You only create value by doing something you truly believe in that everyone else disagrees with. But you have to be right.
That’s a big caveat. But it’s empowering to know that strongly held contrarian beliefs can be valuable. It’s easy to bow to peer pressure or believe something if everyone else does, but understanding and trusting my gut instinct is something I’ll value more heavily in the future.
Next Parts
The next parts of the book talked about GPs (General Partners) and LPs (Limited Partners). This is an extremely important part of venture and it makes sense that he spent a lot of time covering, but I’m pretty familiar with the relationship due to my work with private equity.
If you’re interested in venture but not working in PE or investment banking, I’d encourage you to read this section. However, I’m skipping it for my thoughts/reactions.
Forming Your Startup:
When starting a company, there are many different options. It would be pretty exhausting to try to go over the legal ramifications of each, but Scott cuts out the middle man and says all startups should be C Corporations (C Corp).
There are a variety of reasons, most of which are tax related. If taxes bore you and you’re not going to be a founder, feel free to skip this section.

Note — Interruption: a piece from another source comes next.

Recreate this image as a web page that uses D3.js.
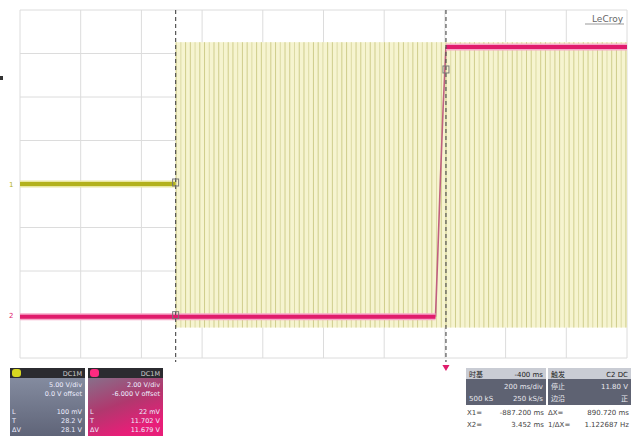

- Corporations allow for different classes of shareholders with different rights. This is important for VCs because they like to hold what are called ‘preferred stock’ while employees generally hold ‘common stock’. There’s a lot of nuances between the two which I encourage you to look up separately.

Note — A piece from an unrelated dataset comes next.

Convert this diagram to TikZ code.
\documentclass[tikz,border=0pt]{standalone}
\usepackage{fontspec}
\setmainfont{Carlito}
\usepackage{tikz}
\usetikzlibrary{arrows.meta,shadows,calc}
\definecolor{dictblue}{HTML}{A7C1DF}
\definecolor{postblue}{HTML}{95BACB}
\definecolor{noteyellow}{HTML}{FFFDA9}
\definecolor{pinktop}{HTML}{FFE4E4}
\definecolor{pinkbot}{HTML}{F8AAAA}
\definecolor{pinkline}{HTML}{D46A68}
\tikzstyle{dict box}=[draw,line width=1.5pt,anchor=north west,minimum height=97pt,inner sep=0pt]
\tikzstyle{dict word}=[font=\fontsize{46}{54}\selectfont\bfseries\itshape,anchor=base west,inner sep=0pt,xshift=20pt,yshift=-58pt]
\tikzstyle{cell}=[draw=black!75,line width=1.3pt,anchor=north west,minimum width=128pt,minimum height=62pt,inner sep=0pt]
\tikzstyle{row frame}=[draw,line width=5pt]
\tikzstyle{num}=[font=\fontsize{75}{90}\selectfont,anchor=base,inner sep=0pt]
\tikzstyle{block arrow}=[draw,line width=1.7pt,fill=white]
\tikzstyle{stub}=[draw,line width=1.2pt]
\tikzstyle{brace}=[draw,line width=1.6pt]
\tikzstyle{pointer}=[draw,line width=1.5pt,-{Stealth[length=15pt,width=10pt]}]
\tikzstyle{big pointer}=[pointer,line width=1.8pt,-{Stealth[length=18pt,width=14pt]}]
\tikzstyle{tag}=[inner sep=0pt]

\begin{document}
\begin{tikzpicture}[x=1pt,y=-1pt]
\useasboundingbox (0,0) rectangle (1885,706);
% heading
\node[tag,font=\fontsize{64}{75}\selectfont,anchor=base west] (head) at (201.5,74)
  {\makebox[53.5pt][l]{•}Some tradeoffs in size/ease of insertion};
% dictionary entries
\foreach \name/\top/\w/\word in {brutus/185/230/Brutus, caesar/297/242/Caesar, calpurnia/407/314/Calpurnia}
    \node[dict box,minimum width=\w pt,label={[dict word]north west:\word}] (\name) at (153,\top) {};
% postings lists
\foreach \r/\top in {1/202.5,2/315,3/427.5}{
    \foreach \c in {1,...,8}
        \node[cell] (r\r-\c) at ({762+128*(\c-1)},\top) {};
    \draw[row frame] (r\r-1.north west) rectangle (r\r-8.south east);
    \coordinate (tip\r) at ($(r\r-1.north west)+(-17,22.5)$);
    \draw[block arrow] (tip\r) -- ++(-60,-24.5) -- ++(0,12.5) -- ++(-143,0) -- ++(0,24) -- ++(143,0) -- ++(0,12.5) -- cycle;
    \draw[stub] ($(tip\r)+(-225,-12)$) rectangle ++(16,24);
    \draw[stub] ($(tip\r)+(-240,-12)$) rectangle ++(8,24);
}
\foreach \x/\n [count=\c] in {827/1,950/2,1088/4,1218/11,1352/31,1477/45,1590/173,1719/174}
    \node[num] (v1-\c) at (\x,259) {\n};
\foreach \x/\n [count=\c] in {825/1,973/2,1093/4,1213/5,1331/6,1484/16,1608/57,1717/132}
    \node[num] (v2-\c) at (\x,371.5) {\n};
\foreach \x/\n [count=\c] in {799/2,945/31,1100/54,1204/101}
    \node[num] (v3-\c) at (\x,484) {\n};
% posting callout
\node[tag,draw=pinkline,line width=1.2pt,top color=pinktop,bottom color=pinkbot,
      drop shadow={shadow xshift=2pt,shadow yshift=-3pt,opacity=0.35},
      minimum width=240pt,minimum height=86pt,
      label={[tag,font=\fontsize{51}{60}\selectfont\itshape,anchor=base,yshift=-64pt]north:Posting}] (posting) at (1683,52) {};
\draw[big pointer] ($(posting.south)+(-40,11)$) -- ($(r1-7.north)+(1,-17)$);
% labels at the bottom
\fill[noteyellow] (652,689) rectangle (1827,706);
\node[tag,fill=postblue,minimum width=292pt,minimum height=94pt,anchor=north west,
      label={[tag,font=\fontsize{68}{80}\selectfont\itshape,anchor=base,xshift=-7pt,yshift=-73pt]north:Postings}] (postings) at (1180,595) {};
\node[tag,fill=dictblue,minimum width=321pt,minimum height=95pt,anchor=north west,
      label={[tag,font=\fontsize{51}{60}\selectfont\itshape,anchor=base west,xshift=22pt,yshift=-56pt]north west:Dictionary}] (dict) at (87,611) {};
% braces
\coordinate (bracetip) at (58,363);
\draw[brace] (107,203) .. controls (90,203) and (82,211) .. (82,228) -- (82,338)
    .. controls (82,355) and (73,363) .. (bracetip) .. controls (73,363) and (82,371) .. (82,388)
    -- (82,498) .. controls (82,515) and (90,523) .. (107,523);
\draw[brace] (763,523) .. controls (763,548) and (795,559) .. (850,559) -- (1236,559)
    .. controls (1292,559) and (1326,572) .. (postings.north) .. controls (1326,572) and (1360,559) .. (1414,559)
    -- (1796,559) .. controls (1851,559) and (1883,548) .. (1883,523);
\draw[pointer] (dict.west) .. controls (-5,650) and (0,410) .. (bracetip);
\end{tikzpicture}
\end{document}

- LPs (the investors in VC funds) commonly enjoy tax-free status because they’re endowments or foundations. A LLC (what you would probably use if not a C Corp) is a ‘pass-through entity’. Pass-through entities are great because they avoid double taxation for cash flow, but they also pass tax liability to members of a LLC. Tax-free LPs would not like to see this, so VCs would probably have to pass on a LLC startup.
- It’s easier to distribute equity to employees as a C Corp. LLCs have ‘members’ while C Corps have individual shares, which makes it infinitely easier to dole out equity in the C Corp case. This is important because equity is often used to incent employees at startups.

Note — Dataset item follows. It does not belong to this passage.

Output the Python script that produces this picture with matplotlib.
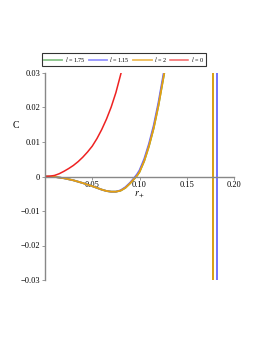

The remainder of the section deals with option vesting, option pools, and IPO delays. That was not new or particularly interesting information to me so I won’t cover it, but I want you to know it’s in there if it interests you.
The Art of the Pitch
The next section I think was valuable because Scott confirms that you need people in the know to vouch for you, or else the chances of you getting funding are quite slim. VCs eschew the normal job listing/application processes and rely on seed/angel investors and lawyers for warm introductions.
If you’re not a crafty enough CEO to find those introductions, the thinking is you aren’t the right founder to back. Ouch.
Once you get the warm intro, he outlines five elements of the pitch.
- Market Sizing – the market might not be defined yet, but you better make sure the one you’re pitching is a big one (remember they’re trying to invest in whales!) and you have the evidence to back it up
- Team – you need to answer the why you? Quite convincingly. VCs can only invest in one company per business space because there can only be one winner in a winner-take-all market. By investing in two teams, VCs would be betting against themselves. So you better be the right people because ideas are only worth their execution.
- Product – you don’t need an exact perfect market fit yet, but you need to have the right process. Your decision making and thought process will help show if you’re the right people to back.
- Go-To-market – often the most overlooked portion (because it’s hard when you’re a young company) of the pitch, it’s important to have a meaningful conversation with the VCs about how you would approach going to market. At the end of the day, it’s something that you’ll have to be able to do.
- Planning for the Next Round of Fund-Raising – this is probably the most surprising part to me. This is something that Scott emphasized through the book that I never thought about. You should plan your funding size to be just enough to get you to the next milestone, and therefore the next round of funding. I guess this should have been obvious, but I never thought of sizing the amount of money that way since I’m used to cash positive business that can fund themselves.
The next few chapters deal with term sheets and board creation / governance. A lot of the information I know from serving on the board of Lev Digital, but there was a decent amount of new information as well.
It’s well worth reviewing individually so I won’t write out all the surprising / new parts here. Scott also makes the sections pretty brief so it’s better to look at the actual book. For completeness and my own sake I’ll list the parts I would review:
- Conversion/Auto-conversion
- Antidilution Provisions
- Drag Along Provisions
- Liquidation Preference (participating vs non-participating)
The final two chapters talk about what happens in a successful outcome (IPO or acquisition at a high multiple of investment) or an unsuccessful one (wind down).
They are extremely important and interesting sections, but there wasn’t much that I wanted to write in the sections to share.
That ends my summary/review of Scott Kupor’s Secrets of Sandhill Road: Venture Capital and How to Get it. I thought it was an amazing read as someone who hopes to be a founder one day. It was completely unnecessary for Scott to spend the time to write this book (doesn’t need the money, and doesn’t directly benefit him), but I think it really helps pierce the secretive veil of the Valley. It was a great book that I’d recommend to anyone.
Thanks again to Scott Kupor for taking the time to write the book, I really enjoyed it.